#### [PROBLEM DESCRIPTION]
With the images removed, repeat the data below exactly.

#### [RECORDED INFORMATION]

::::

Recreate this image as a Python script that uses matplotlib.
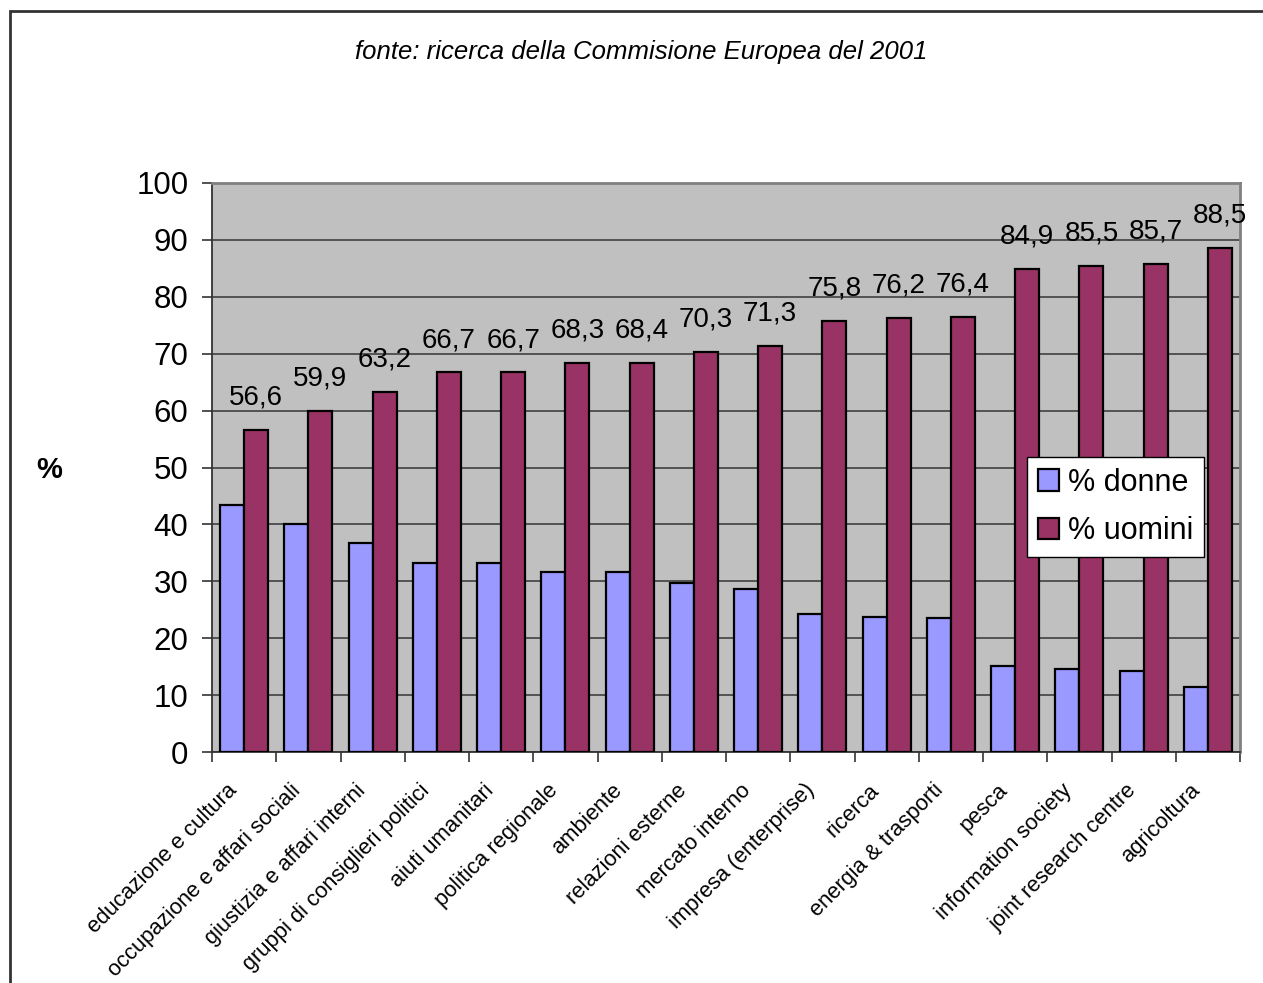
import matplotlib
matplotlib.use("Agg")
import matplotlib.pyplot as plt
import matplotlib.transforms as mtransforms
import numpy as np
from matplotlib.patches import Rectangle

categorie = ["educazione e cultura", "occupazione e affari sociali",
             "giustizia e affari interni", "gruppi di consiglieri politici",
             "aiuti umanitari", "politica regionale", "ambiente",
             "relazioni esterne", "mercato interno", "impresa (enterprise)",
             "ricerca", "energia & trasporti", "pesca", "information society",
             "joint research centre", "agricoltura"]
donne = [43.4, 40.1, 36.8, 33.3, 33.3, 31.7, 31.6, 29.7, 28.7, 24.2,
         23.8, 23.6, 15.1, 14.5, 14.3, 11.5]
uomini = [56.6, 59.9, 63.2, 66.7, 66.7, 68.3, 68.4, 70.3, 71.3, 75.8,
          76.2, 76.4, 84.9, 85.5, 85.7, 88.5]
y_ticks = list(range(0, 101, 10))

plt.rcParams['font.family'] = ['Liberation Sans', 'DejaVu Sans']

fig = plt.figure(figsize=(12.63, 9.83), dpi=100)
ax = fig.add_axes([212/1263, 1-752/983, 1028/1263, 569/983])

x = np.arange(len(categorie))
w = 0.375
ax.bar(x - w/2, donne, w, color="#9999FF", edgecolor="black", linewidth=1.6,
       label="% donne", zorder=3)
ax.bar(x + w/2, uomini, w, color="#993366", edgecolor="black", linewidth=1.6,
       label="% uomini", zorder=3)

# etichette dei valori sopra le barre degli uomini
for xi, v in zip(x, uomini):
    ax.annotate(("%.1f" % v).replace(".", ","), (xi + w/2, v),
                xytext=(0, 14), textcoords="offset points",
                ha="center", va="bottom", fontsize=20)

ax.set_facecolor("#C0C0C0")
ax.set_xlim(-0.5, len(categorie) - 0.5)
ax.set_ylim(0, 100)
ax.set_yticks(y_ticks)
ax.set_yticklabels([str(t) for t in y_ticks], fontsize=22.5)
ax.yaxis.grid(True, color="#404040", linewidth=1.2, zorder=0)
ax.set_axisbelow(True)

ax.set_xticks(x)
ax.set_xticklabels(categorie, rotation=45, ha="right", rotation_mode="anchor",
                   fontsize=15.8)
ax.set_xticks(np.arange(len(categorie) + 1) - 0.5, minor=True)
ax.tick_params(axis="x", which="major", length=0, pad=20)
ax.tick_params(axis="x", which="minor", length=7, width=1.2, color="#333333")
ax.tick_params(axis="y", length=7, width=1.2, color="#333333", pad=10)
shift = mtransforms.ScaledTranslation(-18/100, 0, fig.dpi_scale_trans)
for lab in ax.get_xticklabels():
    lab.set_transform(lab.get_transform() + shift)

for s in ["top", "right"]:
    ax.spines[s].set_color("#808080")
    ax.spines[s].set_linewidth(2)
for s in ["left", "bottom"]:
    ax.spines[s].set_color("#333333")
    ax.spines[s].set_linewidth(1.3)

leg = ax.legend(loc="upper left", bbox_to_anchor=(815/1028, (752-457)/569),
                borderaxespad=0, fontsize=22, frameon=True, fancybox=False,
                framealpha=1, edgecolor="black", handlelength=0.7,
                handleheight=0.7, handletextpad=0.3, borderpad=0.35,
                labelspacing=0.6)
leg.get_frame().set_linewidth(1.0)

fig.text(49/1263, 1-470/983, "%", fontsize=21, fontweight="bold",
         ha="center", va="center")
fig.text(641/1263, 1-52/983, "fonte: ricerca della Commisione Europea del 2001",
         fontsize=18.5, style="italic", ha="center", va="center")

fig.patches.append(Rectangle((9.5/1263, -0.05), 1.1, 1-11/983 + 0.05,
                             transform=fig.transFigure, fill=False,
                             edgecolor="#333333", linewidth=2))

fig.savefig("out.png", dpi=100)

::::

#### [CORRECT OUTPUT]
Recreate this image as a Python script that uses matplotlib.
import matplotlib
matplotlib.use("Agg")
import matplotlib.pyplot as plt
import matplotlib.transforms as mtransforms
import numpy as np
from matplotlib.patches import Rectangle

categorie = ["educazione e cultura", "occupazione e affari sociali",
             "giustizia e affari interni", "gruppi di consiglieri politici",
             "aiuti umanitari", "politica regionale", "ambiente",
             "relazioni esterne", "mercato interno", "impresa (enterprise)",
             "ricerca", "energia & trasporti", "pesca", "information society",
             "joint research centre", "agricoltura"]
donne = [43.4, 40.1, 36.8, 33.3, 33.3, 31.7, 31.6, 29.7, 28.7, 24.2,
         23.8, 23.6, 15.1, 14.5, 14.3, 11.5]
uomini = [56.6, 59.9, 63.2, 66.7, 66.7, 68.3, 68.4, 70.3, 71.3, 75.8,
          76.2, 76.4, 84.9, 85.5, 85.7, 88.5]
y_ticks = list(range(0, 101, 10))

plt.rcParams['font.family'] = ['Liberation Sans', 'DejaVu Sans']

fig = plt.figure(figsize=(12.63, 9.83), dpi=100)
ax = fig.add_axes([212/1263, 1-752/983, 1028/1263, 569/983])

x = np.arange(len(categorie))
w = 0.375
ax.bar(x - w/2, donne, w, color="#9999FF", edgecolor="black", linewidth=1.6,
       label="% donne", zorder=3)
ax.bar(x + w/2, uomini, w, color="#993366", edgecolor="black", linewidth=1.6,
       label="% uomini", zorder=3)

# etichette dei valori sopra le barre degli uomini
for xi, v in zip(x, uomini):
    ax.annotate(("%.1f" % v).replace(".", ","), (xi + w/2, v),
                xytext=(0, 14), textcoords="offset points",
                ha="center", va="bottom", fontsize=20)

ax.set_facecolor("#C0C0C0")
ax.set_xlim(-0.5, len(categorie) - 0.5)
ax.set_ylim(0, 100)
ax.set_yticks(y_ticks)
ax.set_yticklabels([str(t) for t in y_ticks], fontsize=22.5)
ax.yaxis.grid(True, color="#404040", linewidth=1.2, zorder=0)
ax.set_axisbelow(True)

ax.set_xticks(x)
ax.set_xticklabels(categorie, rotation=45, ha="right", rotation_mode="anchor",
                   fontsize=15.8)
ax.set_xticks(np.arange(len(categorie) + 1) - 0.5, minor=True)
ax.tick_params(axis="x", which="major", length=0, pad=20)
ax.tick_params(axis="x", which="minor", length=7, width=1.2, color="#333333")
ax.tick_params(axis="y", length=7, width=1.2, color="#333333", pad=10)
shift = mtransforms.ScaledTranslation(-18/100, 0, fig.dpi_scale_trans)
for lab in ax.get_xticklabels():
    lab.set_transform(lab.get_transform() + shift)

for s in ["top", "right"]:
    ax.spines[s].set_color("#808080")
    ax.spines[s].set_linewidth(2)
for s in ["left", "bottom"]:
    ax.spines[s].set_color("#333333")
    ax.spines[s].set_linewidth(1.3)

leg = ax.legend(loc="upper left", bbox_to_anchor=(815/1028, (752-457)/569),
                borderaxespad=0, fontsize=22, frameon=True, fancybox=False,
                framealpha=1, edgecolor="black", handlelength=0.7,
                handleheight=0.7, handletextpad=0.3, borderpad=0.35,
                labelspacing=0.6)
leg.get_frame().set_linewidth(1.0)

fig.text(49/1263, 1-470/983, "%", fontsize=21, fontweight="bold",
         ha="center", va="center")
fig.text(641/1263, 1-52/983, "fonte: ricerca della Commisione Europea del 2001",
         fontsize=18.5, style="italic", ha="center", va="center")

fig.patches.append(Rectangle((9.5/1263, -0.05), 1.1, 1-11/983 + 0.05,
                             transform=fig.transFigure, fill=False,
                             edgecolor="#333333", linewidth=2))

fig.savefig("out.png", dpi=100)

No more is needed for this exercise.